## Task to carry out
Leaving the pictures out, print the lines from the first line of the listing through the line containing "0.075, 0.085, 0.075, 0.06, 0.035, 0.015, 0.008, 0.006, 0.005]", exactly as they read, and no others.

## Available data
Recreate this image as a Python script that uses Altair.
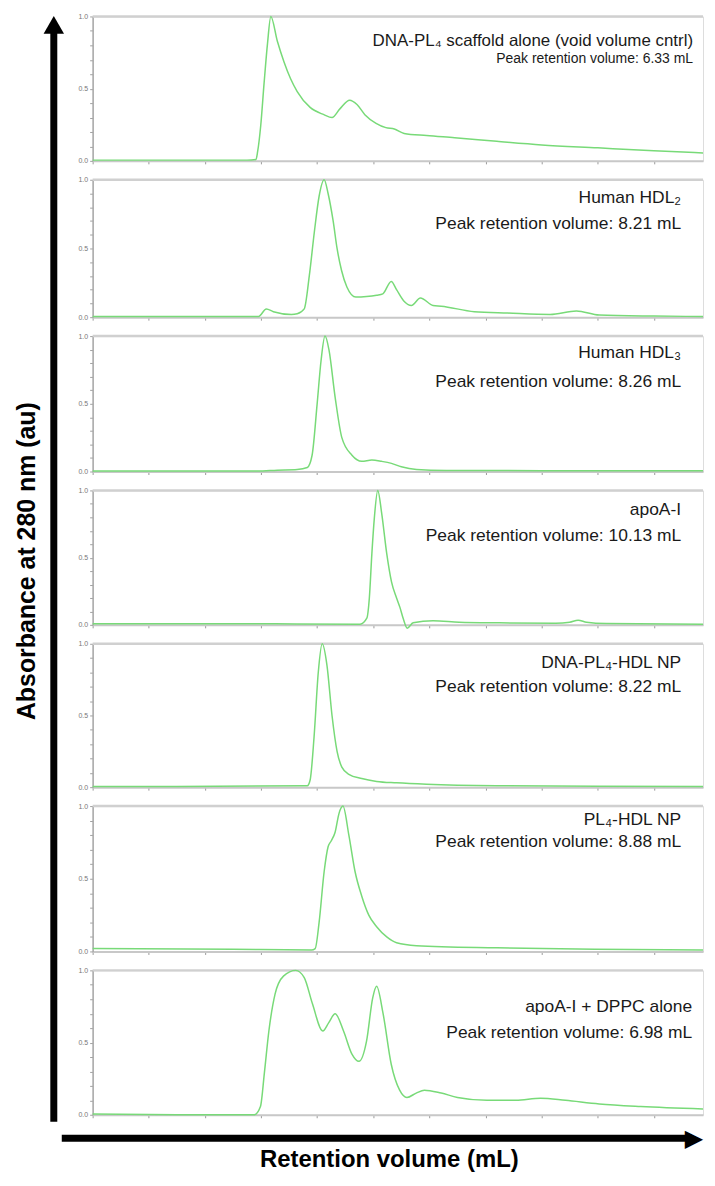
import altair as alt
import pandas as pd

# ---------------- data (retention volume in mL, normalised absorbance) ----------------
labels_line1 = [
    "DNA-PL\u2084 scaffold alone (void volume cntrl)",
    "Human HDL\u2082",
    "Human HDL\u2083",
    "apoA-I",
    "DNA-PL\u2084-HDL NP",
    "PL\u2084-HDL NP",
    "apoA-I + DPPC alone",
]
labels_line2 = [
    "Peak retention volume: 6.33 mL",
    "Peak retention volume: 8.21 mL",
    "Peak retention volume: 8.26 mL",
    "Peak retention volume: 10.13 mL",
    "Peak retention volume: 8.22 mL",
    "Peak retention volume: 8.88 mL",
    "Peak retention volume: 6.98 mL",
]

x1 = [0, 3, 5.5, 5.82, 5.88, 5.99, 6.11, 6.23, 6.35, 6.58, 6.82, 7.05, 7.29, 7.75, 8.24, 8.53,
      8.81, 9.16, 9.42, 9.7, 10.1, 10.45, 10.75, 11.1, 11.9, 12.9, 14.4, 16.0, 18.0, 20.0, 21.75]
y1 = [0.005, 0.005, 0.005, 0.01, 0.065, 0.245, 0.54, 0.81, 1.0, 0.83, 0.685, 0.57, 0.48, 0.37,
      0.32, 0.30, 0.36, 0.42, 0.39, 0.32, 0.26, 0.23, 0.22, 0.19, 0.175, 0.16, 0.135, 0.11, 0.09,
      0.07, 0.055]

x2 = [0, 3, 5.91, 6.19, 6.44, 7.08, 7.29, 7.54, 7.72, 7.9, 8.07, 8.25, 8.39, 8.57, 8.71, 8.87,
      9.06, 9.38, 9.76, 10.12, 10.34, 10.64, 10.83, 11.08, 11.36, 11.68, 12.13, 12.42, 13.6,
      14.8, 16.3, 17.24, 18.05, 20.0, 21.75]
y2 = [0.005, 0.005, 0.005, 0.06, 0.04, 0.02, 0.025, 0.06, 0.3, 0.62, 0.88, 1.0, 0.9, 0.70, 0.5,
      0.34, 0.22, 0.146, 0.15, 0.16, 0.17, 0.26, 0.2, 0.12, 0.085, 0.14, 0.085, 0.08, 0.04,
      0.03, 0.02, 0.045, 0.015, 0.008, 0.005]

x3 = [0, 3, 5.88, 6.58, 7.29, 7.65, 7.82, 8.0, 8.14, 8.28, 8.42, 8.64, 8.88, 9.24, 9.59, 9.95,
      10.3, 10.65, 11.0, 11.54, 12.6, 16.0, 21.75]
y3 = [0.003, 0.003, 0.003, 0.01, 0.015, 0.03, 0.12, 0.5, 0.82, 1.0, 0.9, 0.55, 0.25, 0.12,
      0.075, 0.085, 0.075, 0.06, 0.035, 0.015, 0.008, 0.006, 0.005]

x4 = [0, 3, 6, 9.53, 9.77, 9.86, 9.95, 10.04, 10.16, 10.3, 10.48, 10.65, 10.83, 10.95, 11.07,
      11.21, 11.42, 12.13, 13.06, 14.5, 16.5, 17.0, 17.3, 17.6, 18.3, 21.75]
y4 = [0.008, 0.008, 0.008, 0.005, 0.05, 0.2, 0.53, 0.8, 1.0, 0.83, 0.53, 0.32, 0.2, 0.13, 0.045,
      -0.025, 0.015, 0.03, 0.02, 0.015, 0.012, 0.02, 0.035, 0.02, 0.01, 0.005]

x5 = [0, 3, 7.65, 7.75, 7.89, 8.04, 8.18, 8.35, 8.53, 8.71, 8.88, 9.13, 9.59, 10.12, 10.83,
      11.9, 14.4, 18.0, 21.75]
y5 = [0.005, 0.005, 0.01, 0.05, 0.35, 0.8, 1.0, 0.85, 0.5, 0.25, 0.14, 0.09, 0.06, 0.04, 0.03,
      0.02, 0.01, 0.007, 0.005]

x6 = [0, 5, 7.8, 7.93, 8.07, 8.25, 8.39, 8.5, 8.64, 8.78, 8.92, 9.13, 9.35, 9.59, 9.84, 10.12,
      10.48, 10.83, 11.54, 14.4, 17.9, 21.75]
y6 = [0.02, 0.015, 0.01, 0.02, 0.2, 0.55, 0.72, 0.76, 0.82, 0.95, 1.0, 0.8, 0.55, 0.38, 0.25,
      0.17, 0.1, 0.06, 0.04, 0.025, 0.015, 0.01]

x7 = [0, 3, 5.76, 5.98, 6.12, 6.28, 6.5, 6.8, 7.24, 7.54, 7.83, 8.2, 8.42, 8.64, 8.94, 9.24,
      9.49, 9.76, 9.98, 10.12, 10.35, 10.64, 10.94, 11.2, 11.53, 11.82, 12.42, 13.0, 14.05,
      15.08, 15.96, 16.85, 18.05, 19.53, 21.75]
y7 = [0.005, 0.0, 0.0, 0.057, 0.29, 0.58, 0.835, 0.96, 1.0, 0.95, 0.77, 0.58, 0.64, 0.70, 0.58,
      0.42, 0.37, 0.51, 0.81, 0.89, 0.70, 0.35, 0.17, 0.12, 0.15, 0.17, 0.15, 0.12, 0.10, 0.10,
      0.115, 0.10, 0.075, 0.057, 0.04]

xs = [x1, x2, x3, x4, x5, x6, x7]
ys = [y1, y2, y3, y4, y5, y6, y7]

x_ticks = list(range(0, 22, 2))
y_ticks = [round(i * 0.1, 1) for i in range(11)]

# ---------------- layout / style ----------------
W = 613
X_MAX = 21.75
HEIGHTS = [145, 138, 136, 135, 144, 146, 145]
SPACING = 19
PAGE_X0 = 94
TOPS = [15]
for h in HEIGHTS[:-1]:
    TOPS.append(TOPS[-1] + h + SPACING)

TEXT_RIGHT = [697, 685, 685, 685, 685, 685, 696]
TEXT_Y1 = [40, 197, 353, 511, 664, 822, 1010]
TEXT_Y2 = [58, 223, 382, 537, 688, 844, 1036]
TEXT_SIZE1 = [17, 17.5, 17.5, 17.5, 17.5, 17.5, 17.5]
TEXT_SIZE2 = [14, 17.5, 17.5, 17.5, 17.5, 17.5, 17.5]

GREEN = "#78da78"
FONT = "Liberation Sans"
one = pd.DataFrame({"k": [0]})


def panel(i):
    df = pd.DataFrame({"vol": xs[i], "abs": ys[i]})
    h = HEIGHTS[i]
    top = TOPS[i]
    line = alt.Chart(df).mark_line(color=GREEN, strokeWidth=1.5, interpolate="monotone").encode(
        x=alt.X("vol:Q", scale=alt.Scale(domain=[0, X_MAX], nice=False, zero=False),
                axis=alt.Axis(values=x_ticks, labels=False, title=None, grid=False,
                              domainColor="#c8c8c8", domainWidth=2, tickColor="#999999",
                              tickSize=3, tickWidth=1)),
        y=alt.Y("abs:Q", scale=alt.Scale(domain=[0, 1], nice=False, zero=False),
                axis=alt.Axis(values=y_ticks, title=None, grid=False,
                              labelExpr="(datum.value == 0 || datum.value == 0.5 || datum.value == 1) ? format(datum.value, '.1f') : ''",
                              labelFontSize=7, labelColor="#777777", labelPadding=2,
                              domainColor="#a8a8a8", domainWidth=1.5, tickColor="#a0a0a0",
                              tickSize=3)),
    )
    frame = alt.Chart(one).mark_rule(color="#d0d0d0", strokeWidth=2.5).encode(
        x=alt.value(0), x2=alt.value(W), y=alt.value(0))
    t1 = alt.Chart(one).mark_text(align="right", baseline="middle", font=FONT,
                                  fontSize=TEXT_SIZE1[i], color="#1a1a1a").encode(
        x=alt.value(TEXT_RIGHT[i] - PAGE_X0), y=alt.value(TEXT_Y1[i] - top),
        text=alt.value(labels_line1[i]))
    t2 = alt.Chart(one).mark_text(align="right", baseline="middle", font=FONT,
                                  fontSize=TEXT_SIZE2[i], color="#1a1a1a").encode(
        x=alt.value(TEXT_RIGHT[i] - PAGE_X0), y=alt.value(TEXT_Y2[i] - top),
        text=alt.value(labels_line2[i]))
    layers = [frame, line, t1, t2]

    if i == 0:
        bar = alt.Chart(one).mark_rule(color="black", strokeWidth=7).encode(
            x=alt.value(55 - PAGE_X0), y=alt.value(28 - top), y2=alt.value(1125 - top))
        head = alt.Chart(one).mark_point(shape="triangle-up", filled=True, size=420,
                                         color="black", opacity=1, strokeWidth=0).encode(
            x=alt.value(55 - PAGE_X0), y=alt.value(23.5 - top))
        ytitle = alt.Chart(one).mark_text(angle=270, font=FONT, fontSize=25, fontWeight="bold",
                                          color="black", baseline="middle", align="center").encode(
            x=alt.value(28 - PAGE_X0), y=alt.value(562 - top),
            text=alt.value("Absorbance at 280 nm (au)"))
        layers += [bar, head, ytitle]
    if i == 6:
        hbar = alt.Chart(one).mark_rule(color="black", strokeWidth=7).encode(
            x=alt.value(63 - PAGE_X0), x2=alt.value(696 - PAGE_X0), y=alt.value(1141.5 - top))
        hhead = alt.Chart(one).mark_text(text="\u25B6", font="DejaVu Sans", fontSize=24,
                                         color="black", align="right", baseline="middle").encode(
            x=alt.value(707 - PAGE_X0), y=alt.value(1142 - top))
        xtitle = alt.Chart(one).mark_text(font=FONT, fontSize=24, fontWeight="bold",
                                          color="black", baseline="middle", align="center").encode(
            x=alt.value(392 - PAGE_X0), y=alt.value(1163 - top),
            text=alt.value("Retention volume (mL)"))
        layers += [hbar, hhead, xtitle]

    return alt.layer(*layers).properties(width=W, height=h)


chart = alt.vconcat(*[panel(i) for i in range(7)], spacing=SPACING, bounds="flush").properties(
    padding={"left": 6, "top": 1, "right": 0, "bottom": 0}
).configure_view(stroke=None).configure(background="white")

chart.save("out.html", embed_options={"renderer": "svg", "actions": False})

## Output of the task
Recreate this image as a Python script that uses Altair.
import altair as alt
import pandas as pd

# ---------------- data (retention volume in mL, normalised absorbance) ----------------
labels_line1 = [
    "DNA-PL\u2084 scaffold alone (void volume cntrl)",
    "Human HDL\u2082",
    "Human HDL\u2083",
    "apoA-I",
    "DNA-PL\u2084-HDL NP",
    "PL\u2084-HDL NP",
    "apoA-I + DPPC alone",
]
labels_line2 = [
    "Peak retention volume: 6.33 mL",
    "Peak retention volume: 8.21 mL",
    "Peak retention volume: 8.26 mL",
    "Peak retention volume: 10.13 mL",
    "Peak retention volume: 8.22 mL",
    "Peak retention volume: 8.88 mL",
    "Peak retention volume: 6.98 mL",
]

x1 = [0, 3, 5.5, 5.82, 5.88, 5.99, 6.11, 6.23, 6.35, 6.58, 6.82, 7.05, 7.29, 7.75, 8.24, 8.53,
      8.81, 9.16, 9.42, 9.7, 10.1, 10.45, 10.75, 11.1, 11.9, 12.9, 14.4, 16.0, 18.0, 20.0, 21.75]
y1 = [0.005, 0.005, 0.005, 0.01, 0.065, 0.245, 0.54, 0.81, 1.0, 0.83, 0.685, 0.57, 0.48, 0.37,
      0.32, 0.30, 0.36, 0.42, 0.39, 0.32, 0.26, 0.23, 0.22, 0.19, 0.175, 0.16, 0.135, 0.11, 0.09,
      0.07, 0.055]

x2 = [0, 3, 5.91, 6.19, 6.44, 7.08, 7.29, 7.54, 7.72, 7.9, 8.07, 8.25, 8.39, 8.57, 8.71, 8.87,
      9.06, 9.38, 9.76, 10.12, 10.34, 10.64, 10.83, 11.08, 11.36, 11.68, 12.13, 12.42, 13.6,
      14.8, 16.3, 17.24, 18.05, 20.0, 21.75]
y2 = [0.005, 0.005, 0.005, 0.06, 0.04, 0.02, 0.025, 0.06, 0.3, 0.62, 0.88, 1.0, 0.9, 0.70, 0.5,
      0.34, 0.22, 0.146, 0.15, 0.16, 0.17, 0.26, 0.2, 0.12, 0.085, 0.14, 0.085, 0.08, 0.04,
      0.03, 0.02, 0.045, 0.015, 0.008, 0.005]

x3 = [0, 3, 5.88, 6.58, 7.29, 7.65, 7.82, 8.0, 8.14, 8.28, 8.42, 8.64, 8.88, 9.24, 9.59, 9.95,
      10.3, 10.65, 11.0, 11.54, 12.6, 16.0, 21.75]
y3 = [0.003, 0.003, 0.003, 0.01, 0.015, 0.03, 0.12, 0.5, 0.82, 1.0, 0.9, 0.55, 0.25, 0.12,
      0.075, 0.085, 0.075, 0.06, 0.035, 0.015, 0.008, 0.006, 0.005]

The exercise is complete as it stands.